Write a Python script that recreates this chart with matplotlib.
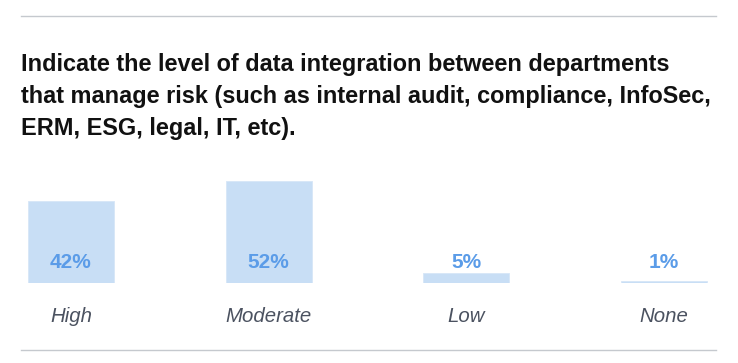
import matplotlib
matplotlib.use("Agg")
from matplotlib import pyplot as plt
from matplotlib.lines import Line2D

# data
categories = ["High", "Moderate", "Low", "None"]
values = [42, 52, 5, 1]
value_labels = ["42%", "52%", "5%", "1%"]

title = ("Indicate the level of data integration between departments\n"
         "that manage risk (such as internal audit, compliance, InfoSec,\n"
         "ERM, ESG, legal, IT, etc).")

plt.rcParams['font.family'] = ['Liberation Sans', 'DejaVu Sans']

W, H = 738, 363
fig = plt.figure(figsize=(W / 100, H / 100), dpi=100)
fig.patch.set_facecolor('white')

# axes: baseline at pixel 283 from top, top at 150
base_px, top_px = 283, 150
px_per_pct = 1.96
ax = fig.add_axes([0, (H - base_px) / H, 1, (base_px - top_px) / H])
step = 197.7
x0 = 71
ax.set_xlim(-x0 / step, (W - x0) / step)
ax.set_ylim(0, (base_px - top_px) / px_per_pct)

xs = list(range(len(categories)))
ax.bar(xs, values, width=86 / step, color='#c8def5', edgecolor='#d6e6f7', linewidth=0.6)

for x, lab in zip(xs, value_labels):
    ax.text(x, 20 / px_per_pct, lab, ha='center', va='center', fontsize=15,
            fontweight='bold', color='#5b9ce8')

ax.set_xticks(xs, categories, fontsize=14.7, style='italic', color='#4b5260')
ax.tick_params(axis='x', length=0, pad=17.4)
ax.set_yticks([])
for s in ax.spines.values():
    s.set_visible(False)

# title and rules
fig.text(21 / W, 1 - 53 / H, title, ha='left', va='top', fontsize=16.9,
         fontweight='bold', color='#111111', linespacing=1.5)
fig.add_artist(Line2D([21 / W, 716 / W], [1 - 16 / H, 1 - 16 / H], color='#c5c9ce', lw=1))
fig.add_artist(Line2D([21 / W, 716 / W], [1 - 350 / H, 1 - 350 / H], color='#c5c9ce', lw=1))

fig.savefig("out.png", dpi=100)
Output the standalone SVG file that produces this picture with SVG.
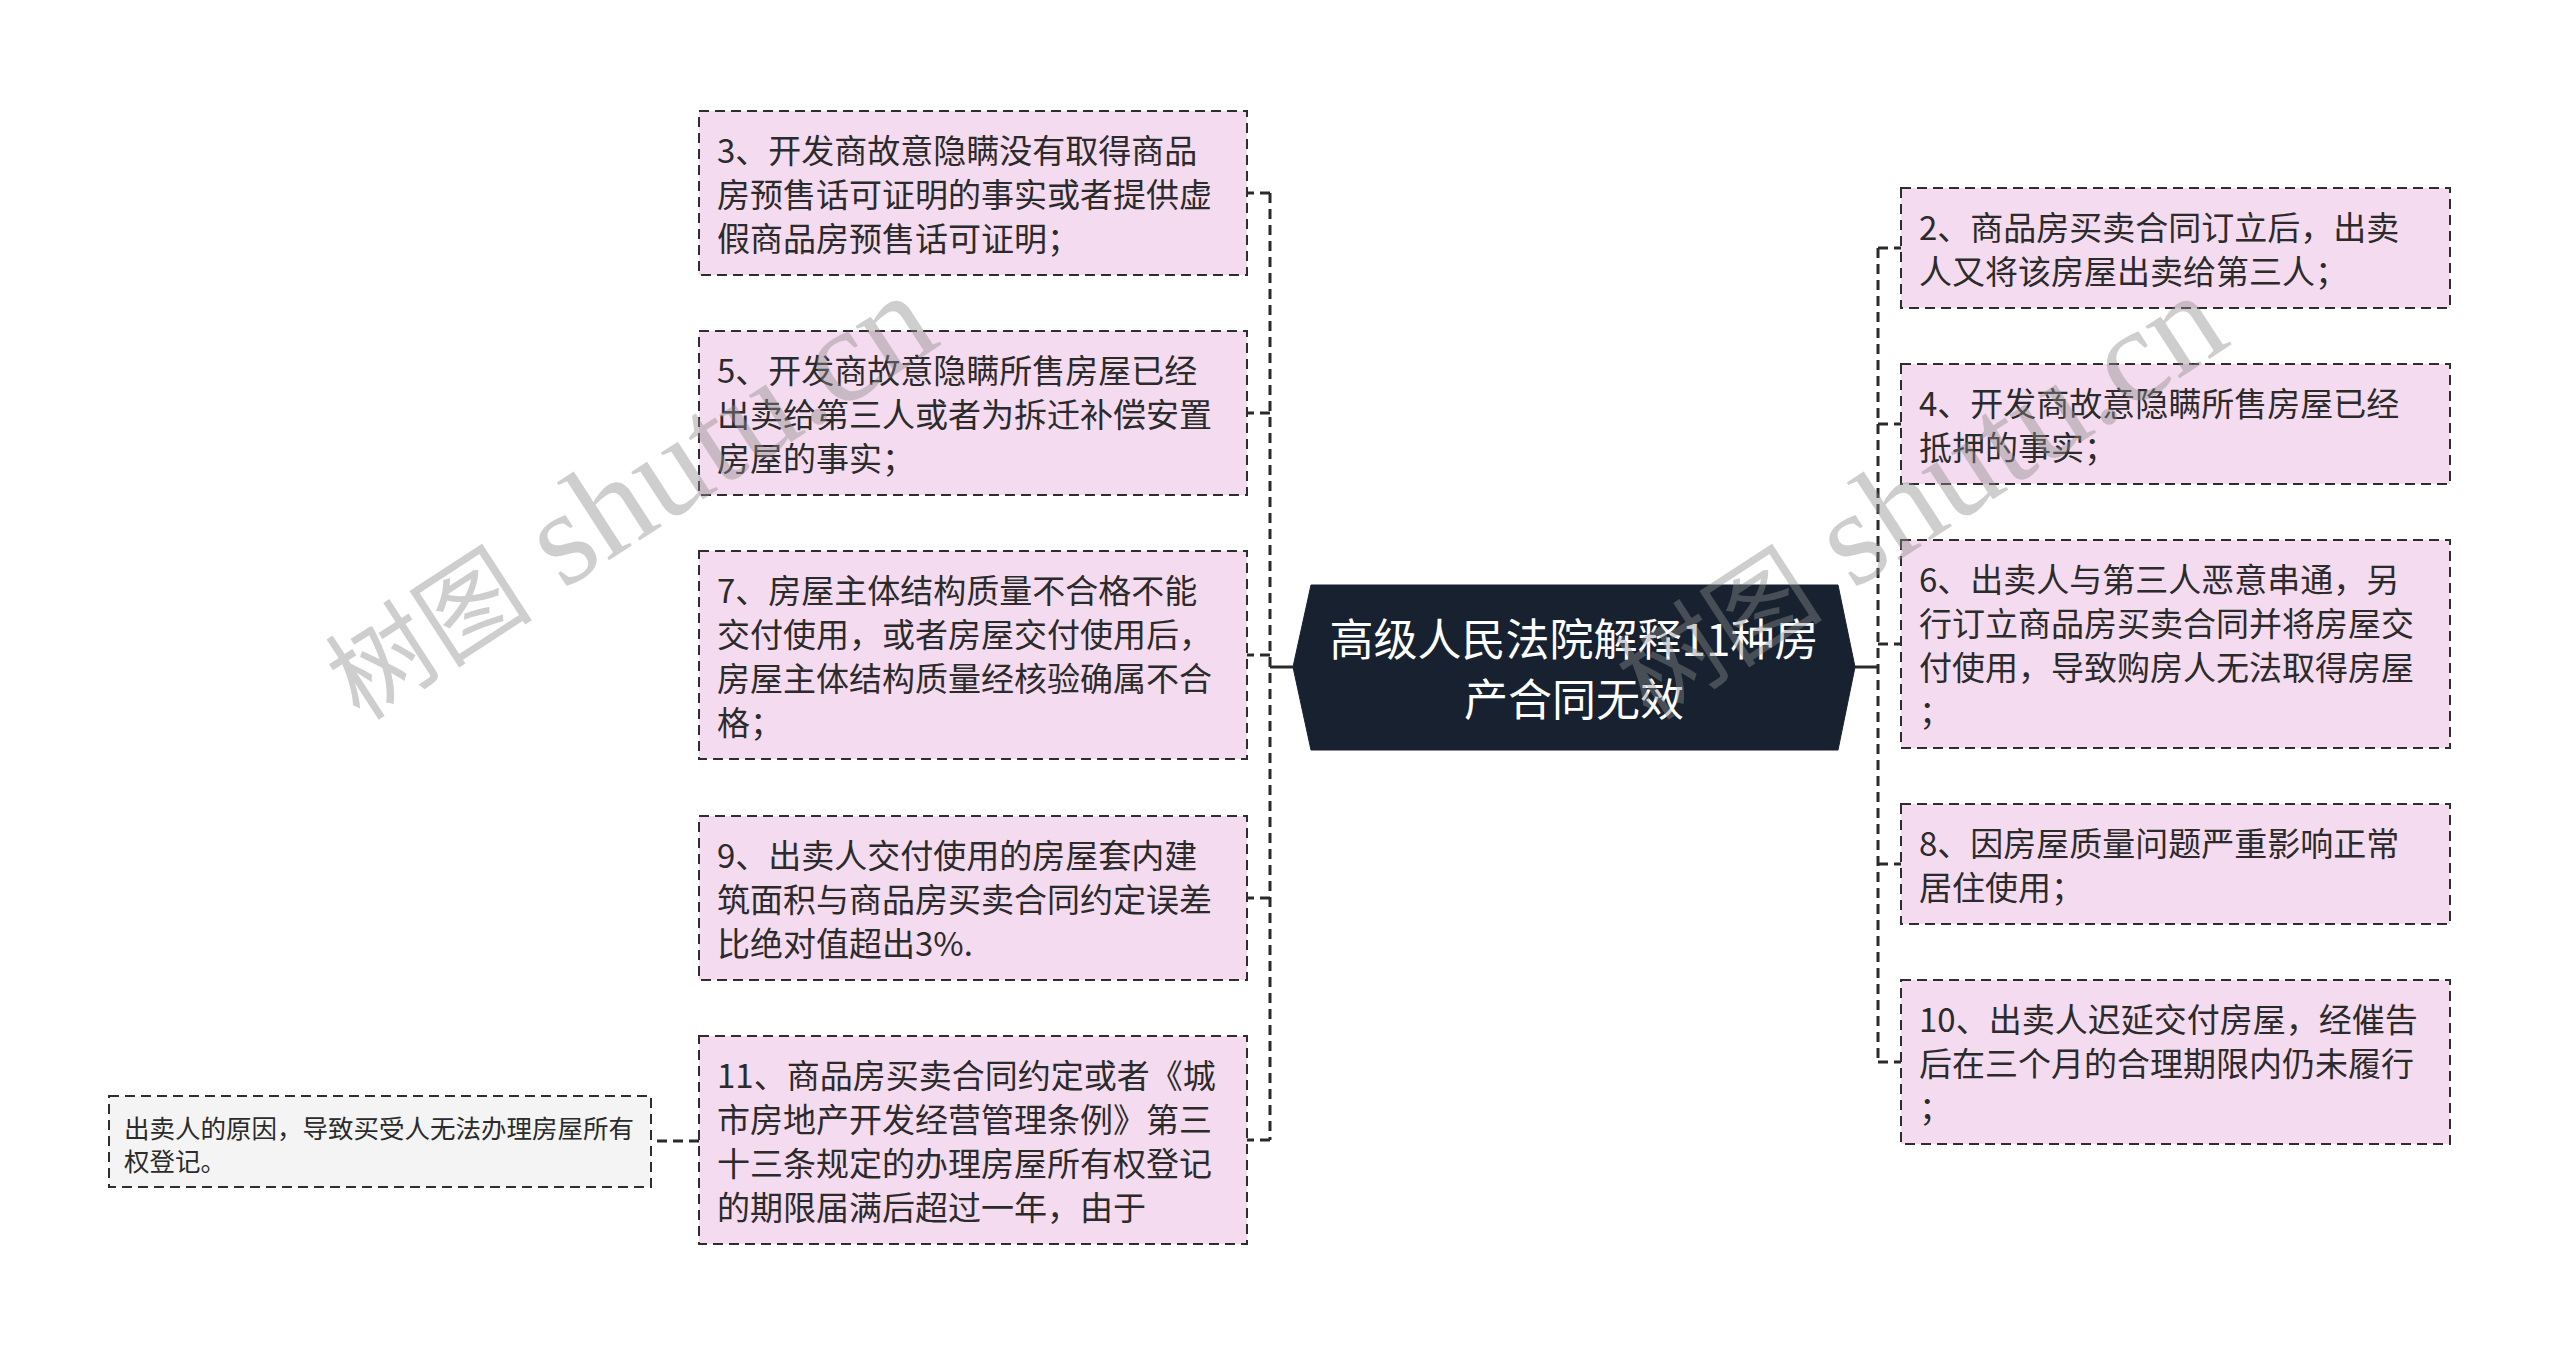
<svg xmlns="http://www.w3.org/2000/svg" width="2560" height="1357" viewBox="0 0 2560 1357">
<defs>
<style>
.bg{fill:#ffffff}
.box{fill:#f5dbef;stroke:#2e2e2e;stroke-width:2;stroke-dasharray:10 6}
.leaf{fill:#f4f4f4;stroke:#2e2e2e;stroke-width:2;stroke-dasharray:10 6}
.root{fill:#172130;stroke:#172130;stroke-width:1}
.t{font-family:"Noto Sans CJK SC","Noto Sans",sans-serif;font-size:33px;fill:#2b2b2b;dominant-baseline:central}
.ts{font-family:"Noto Sans CJK SC","Noto Sans",sans-serif;font-size:25.5px;fill:#2b2b2b;dominant-baseline:central}
.tr{font-family:"Noto Sans CJK SC","Noto Sans",sans-serif;font-size:44px;fill:#ffffff;text-anchor:middle;dominant-baseline:central}
.dash{fill:none;stroke:#2a2a2a;stroke-width:3;stroke-dasharray:10 6}
.solid{fill:none;stroke:#2a2a2a;stroke-width:3}
.wm{font-family:"Liberation Serif","Noto Sans CJK SC",serif;font-size:135px;fill:#8c8c8c;opacity:0.42}
.wmc{font-size:104px}
</style>
</defs>
<rect class="bg" x="0" y="0" width="2560" height="1357"/>

<g id="connectors">
<path class="solid" d="M1293 667 H1270"/>
<path class="dash" d="M1270 193 V1140"/>
<path class="dash" d="M1270 193 H1247"/>
<path class="dash" d="M1270 413 H1247"/>
<path class="dash" d="M1270 655 H1247"/>
<path class="dash" d="M1270 898 H1247"/>
<path class="dash" d="M1270 1140 H1247"/>
<path class="solid" d="M1855 667 H1878"/>
<path class="dash" d="M1878 248 V1062"/>
<path class="dash" d="M1878 248 H1901"/>
<path class="dash" d="M1878 424 H1901"/>
<path class="dash" d="M1878 644 H1901"/>
<path class="dash" d="M1878 864 H1901"/>
<path class="dash" d="M1878 1062 H1901"/>
<path class="dash" d="M699 1141 H651"/>
</g>

<g id="root">
<polygon class="root" points="1293,667 1311,585 1838,585 1855,667 1838,750 1311,750"/>
<text class="tr" x="1574" y="637">高级人民法院解释11种房</text>
<text class="tr" x="1574" y="697">产合同无效</text>
</g>

<g id="n3">
<rect class="box" x="699" y="111" width="548" height="164"/>
<text class="t" x="717" y="149">3、开发商故意隐瞒没有取得商品</text>
<text class="t" x="717" y="193">房预售话可证明的事实或者提供虚</text>
<text class="t" x="717" y="237">假商品房预售话可证明；</text>
</g>
<g id="n5">
<rect class="box" x="699" y="331" width="548" height="164"/>
<text class="t" x="717" y="369">5、开发商故意隐瞒所售房屋已经</text>
<text class="t" x="717" y="413">出卖给第三人或者为拆迁补偿安置</text>
<text class="t" x="717" y="457">房屋的事实；</text>
</g>
<g id="n7">
<rect class="box" x="699" y="551" width="548" height="208"/>
<text class="t" x="717" y="589">7、房屋主体结构质量不合格不能</text>
<text class="t" x="717" y="633">交付使用，或者房屋交付使用后，</text>
<text class="t" x="717" y="677">房屋主体结构质量经核验确属不合</text>
<text class="t" x="717" y="721">格；</text>
</g>
<g id="n9">
<rect class="box" x="699" y="816" width="548" height="164"/>
<text class="t" x="717" y="854">9、出卖人交付使用的房屋套内建</text>
<text class="t" x="717" y="898">筑面积与商品房买卖合同约定误差</text>
<text class="t" x="717" y="942">比绝对值超出3%.</text>
</g>
<g id="n11">
<rect class="box" x="699" y="1036" width="548" height="208"/>
<text class="t" x="717" y="1074">11、商品房买卖合同约定或者《城</text>
<text class="t" x="717" y="1118">市房地产开发经营管理条例》第三</text>
<text class="t" x="717" y="1162">十三条规定的办理房屋所有权登记</text>
<text class="t" x="717" y="1206">的期限届满后超过一年，由于</text>
</g>
<g id="n11a">
<rect class="leaf" x="109" y="1096" width="542" height="91"/>
<text class="ts" x="124" y="1126">出卖人的原因，导致买受人无法办理房屋所有</text>
<text class="ts" x="124" y="1159">权登记。</text>
</g>

<g id="n2">
<rect class="box" x="1901" y="188" width="549" height="120"/>
<text class="t" x="1919" y="226">2、商品房买卖合同订立后，出卖</text>
<text class="t" x="1919" y="270">人又将该房屋出卖给第三人；</text>
</g>
<g id="n4">
<rect class="box" x="1901" y="364" width="549" height="120"/>
<text class="t" x="1919" y="402">4、开发商故意隐瞒所售房屋已经</text>
<text class="t" x="1919" y="446">抵押的事实；</text>
</g>
<g id="n6">
<rect class="box" x="1901" y="540" width="549" height="208"/>
<text class="t" x="1919" y="578">6、出卖人与第三人恶意串通，另</text>
<text class="t" x="1919" y="622">行订立商品房买卖合同并将房屋交</text>
<text class="t" x="1919" y="666">付使用，导致购房人无法取得房屋</text>
<text class="t" x="1919" y="710">；</text>
</g>
<g id="n8">
<rect class="box" x="1901" y="804" width="549" height="120"/>
<text class="t" x="1919" y="842">8、因房屋质量问题严重影响正常</text>
<text class="t" x="1919" y="886">居住使用；</text>
</g>
<g id="n10">
<rect class="box" x="1901" y="980" width="549" height="164"/>
<text class="t" x="1919" y="1018">10、出卖人迟延交付房屋，经催告</text>
<text class="t" x="1919" y="1062">后在三个月的合理期限内仍未履行</text>
<text class="t" x="1919" y="1106">；</text>
</g>

<g id="watermark">
<text class="wm" transform="translate(360 722) rotate(-33)"><tspan class="wmc">树图</tspan> shutu.cn</text>
<text class="wm" transform="translate(1650 722) rotate(-33)"><tspan class="wmc">树图</tspan> shutu.cn</text>
<text class="wm" transform="translate(365 1780) rotate(-33)"><tspan class="wmc">树图</tspan> shutu.cn</text>
<text class="wm" transform="translate(1655 1780) rotate(-33)"><tspan class="wmc">树图</tspan> shutu.cn</text>
</g>
</svg>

_Task statement_
From the first line above to the line containing "ax.bar(xs, values, width=86", repeat each line exactly. Pictures stay out.

_Result of the task_
Write a Python script that recreates this chart with matplotlib.
import matplotlib
matplotlib.use("Agg")
from matplotlib import pyplot as plt
from matplotlib.lines import Line2D

# data
categories = ["High", "Moderate", "Low", "None"]
values = [42, 52, 5, 1]
value_labels = ["42%", "52%", "5%", "1%"]

title = ("Indicate the level of data integration between departments\n"
         "that manage risk (such as internal audit, compliance, InfoSec,\n"
         "ERM, ESG, legal, IT, etc).")

plt.rcParams['font.family'] = ['Liberation Sans', 'DejaVu Sans']

W, H = 738, 363
fig = plt.figure(figsize=(W / 100, H / 100), dpi=100)
fig.patch.set_facecolor('white')

# axes: baseline at pixel 283 from top, top at 150
base_px, top_px = 283, 150
px_per_pct = 1.96
ax = fig.add_axes([0, (H - base_px) / H, 1, (base_px - top_px) / H])
step = 197.7
x0 = 71
ax.set_xlim(-x0 / step, (W - x0) / step)
ax.set_ylim(0, (base_px - top_px) / px_per_pct)

xs = list(range(len(categories)))
ax.bar(xs, values, width=86 / step, color='#c8def5', edgecolor='#d6e6f7', linewidth=0.6)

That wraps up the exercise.